А она ведь ни разу не сказала ни слова. В ней есть душевная широта, способность принимать неизбежное. Нет женщины, которая с такой решительностью видела бы лишь самые светлые стороны во всем. Это — чудесное свойство!»
А она в это время говорила:
— Милый, только обещай, если я тебе ее дам, пользоваться ею каждое утро! Вот увидишь, скоро у тебя вырастет целая уйма новых волосиков.
— Может быть, — мрачно произнес он, — но они снова выпадут. Время губит мои волосы, мама, так же, как оно губит деревню.
— Ничего подобного! Надо только упорно продолжать за ними ухаживать.
Феликс повернулся, чтобы получше на нее поглядеть. Она двигалась по комнате, старательно поправляя семейные фотографии на стенах — единственное здесь украшение. Каким правильным, точеным и нежным было ее лицо, каким в то же время волевым — почти до фанатизма, какой тонкой и хрупкой — фигура, но сколько в ней неистребимой энергии! Тут он вспомнил, как четыре года назад она без помощи врача победила двухстороннее воспаление легких — спокойно лежала на спине, и все. «Она отмахивается от беды, пока та не подступит вплотную, а потом просто заявляет, что беды никакой нет. Это что-то чисто английское».

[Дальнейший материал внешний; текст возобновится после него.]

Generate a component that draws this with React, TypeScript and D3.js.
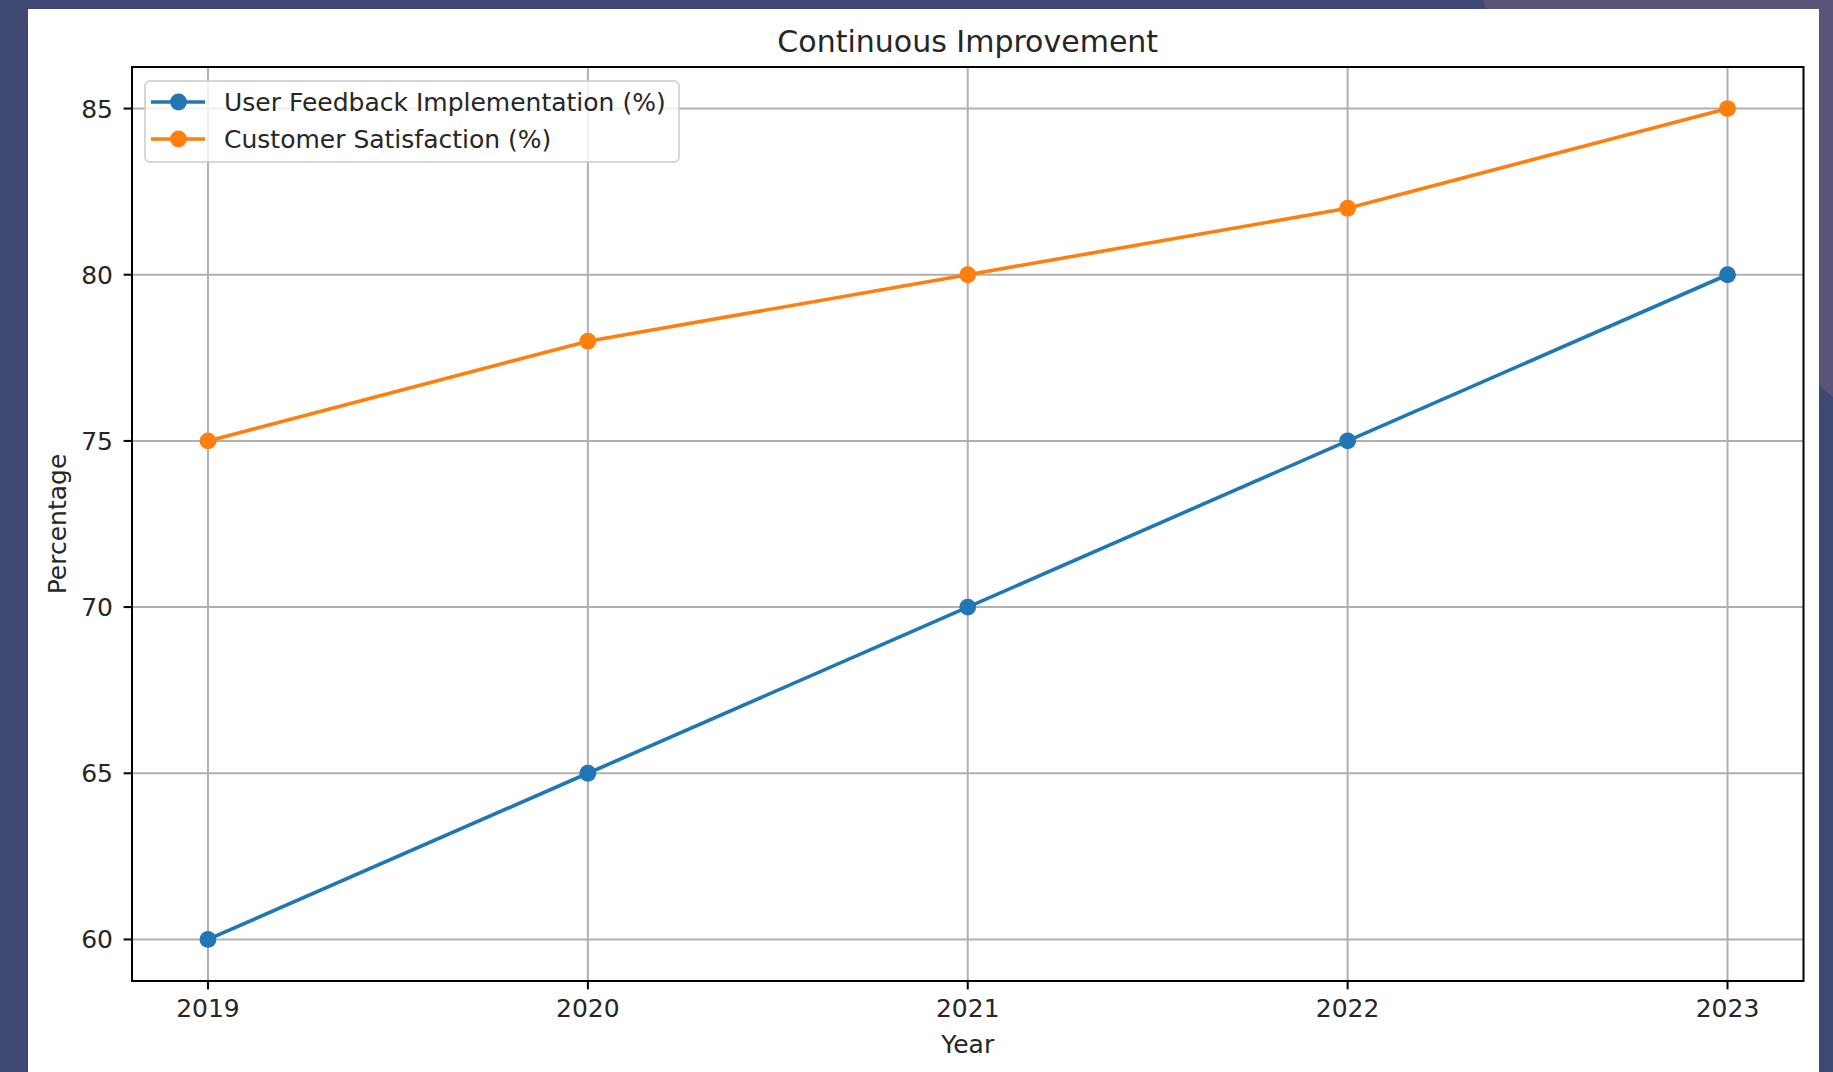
import React from "react";
import * as d3 from "d3";

const years = [2019, 2020, 2021, 2022, 2023];
const feedback = [60, 65, 70, 75, 80];
const satisfaction = [75, 78, 80, 82, 85];
const yTicks = [60, 65, 70, 75, 80, 85];
const seriesNames = ["User Feedback Implementation (%)", "Customer Satisfaction (%)"];
const seriesColors = ["#1f77b4", "#ff7f0e"];
const title = "Continuous Improvement";
const xLabel = "Year";
const yLabel = "Percentage";

const W = 1833;
const H = 1072;
const left = 132, right = 1803.5, top = 67, bottom = 981;
const FONT = "'DejaVu Sans', sans-serif";

export default function App() {
  const x = d3.scaleLinear().domain([2018.8, 2023.2]).range([left, right]);
  const y = d3.scaleLinear().domain([58.75, 86.25]).range([bottom, top]);
  const line = d3.line<number>().x((_, i) => x(years[i])).y((d) => y(d));
  const series = [feedback, satisfaction];

  return (
    <div style={{ position: "absolute", left: 0, top: 0 }}>
      <svg width={W} height={H} style={{ display: "block" }}>
        <rect x={0} y={0} width={W} height={H} fill="#3e4872" />
        <polygon points="1483,0 1833,0 1833,397 1527,134" fill="#5a5478" />
        <rect x={28} y={9} width={1791} height={H - 9} fill="#ffffff" />

        {/* grid */}
        {years.map((yr) => (
          <line key={"gx" + yr} x1={x(yr)} x2={x(yr)} y1={top} y2={bottom} stroke="#b0b0b0" strokeWidth={2} />
        ))}
        {yTicks.map((t) => (
          <line key={"gy" + t} x1={left} x2={right} y1={y(t)} y2={y(t)} stroke="#b0b0b0" strokeWidth={2} />
        ))}

        {/* lines */}
        {series.map((s, si) => (
          <g key={"s" + si}>
            <path d={line(s) || ""} fill="none" stroke={seriesColors[si]} strokeWidth={3.6} />
            {s.map((v, i) => (
              <circle key={i} cx={x(years[i])} cy={y(v)} r={8.4} fill={seriesColors[si]} />
            ))}
          </g>
        ))}

        {/* spines */}
        <rect x={left} y={top} width={right - left} height={bottom - top} fill="none" stroke="#000" strokeWidth={2} />

        {/* x ticks */}
        {years.map((yr) => (
          <g key={"xt" + yr}>
            <line x1={x(yr)} x2={x(yr)} y1={bottom} y2={bottom + 8.4} stroke="#000" strokeWidth={2} />
            <text x={x(yr)} y={1017} textAnchor="middle" fontFamily={FONT} fontSize={25} fill="#262626">
              {yr}
            </text>
          </g>
        ))}

        {/* y ticks */}
        {yTicks.map((t) => (
          <g key={"yt" + t}>
            <line x1={left - 8.4} x2={left} y1={y(t)} y2={y(t)} stroke="#000" strokeWidth={2} />
            <text x={113} y={y(t) + 9} textAnchor="end" fontFamily={FONT} fontSize={25} fill="#262626">
              {t}
            </text>
          </g>
        ))}

        {/* labels */}
        <text x={(left + right) / 2} y={52} textAnchor="middle" fontFamily={FONT} fontSize={30} fill="#262626">
          {title}
        </text>
        <text x={(left + right) / 2} y={1053} textAnchor="middle" fontFamily={FONT} fontSize={25} fill="#262626">
          {xLabel}
        </text>
        <text
          transform={`translate(66, ${(top + bottom) / 2}) rotate(-90)`}
          textAnchor="middle"
          fontFamily={FONT}
          fontSize={25}
          fill="#262626"
        >
          {yLabel}
        </text>

        {/* legend */}
        <rect x={145} y={81} width={534} height={81} rx={5} fill="#ffffff" fillOpacity={0.8} stroke="#cccccc" strokeOpacity={0.8} strokeWidth={2} />
        {seriesNames.map((name, i) => {
          const ly = 102 + i * 37;
          return (
            <g key={"lg" + i}>
              <line x1={151} x2={205} y1={ly} y2={ly} stroke={seriesColors[i]} strokeWidth={3.6} />
              <circle cx={178.5} cy={ly} r={8.4} fill={seriesColors[i]} />
              <text x={224} y={ly + 8.5} fontFamily={FONT} fontSize={25} fill="#262626">
                {name}
              </text>
            </g>
          );
        })}
      </svg>
    </div>
  );
}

Она гонялась за навозной мухой, вооружившись маленьким проволочным веером, и, приблизившись к Феликсу, спросила:
А это приспособление ты видел, милый? Надо ударить муху, и она сразу умирает.
— И тебе хоть раз удалось ее ударить?
— О, конечно!
И она помахала веером над мухой, которая ускользнула от нее без всякого труда.
— Терпеть не могу их убивать, но не люблю мух! Ну вот!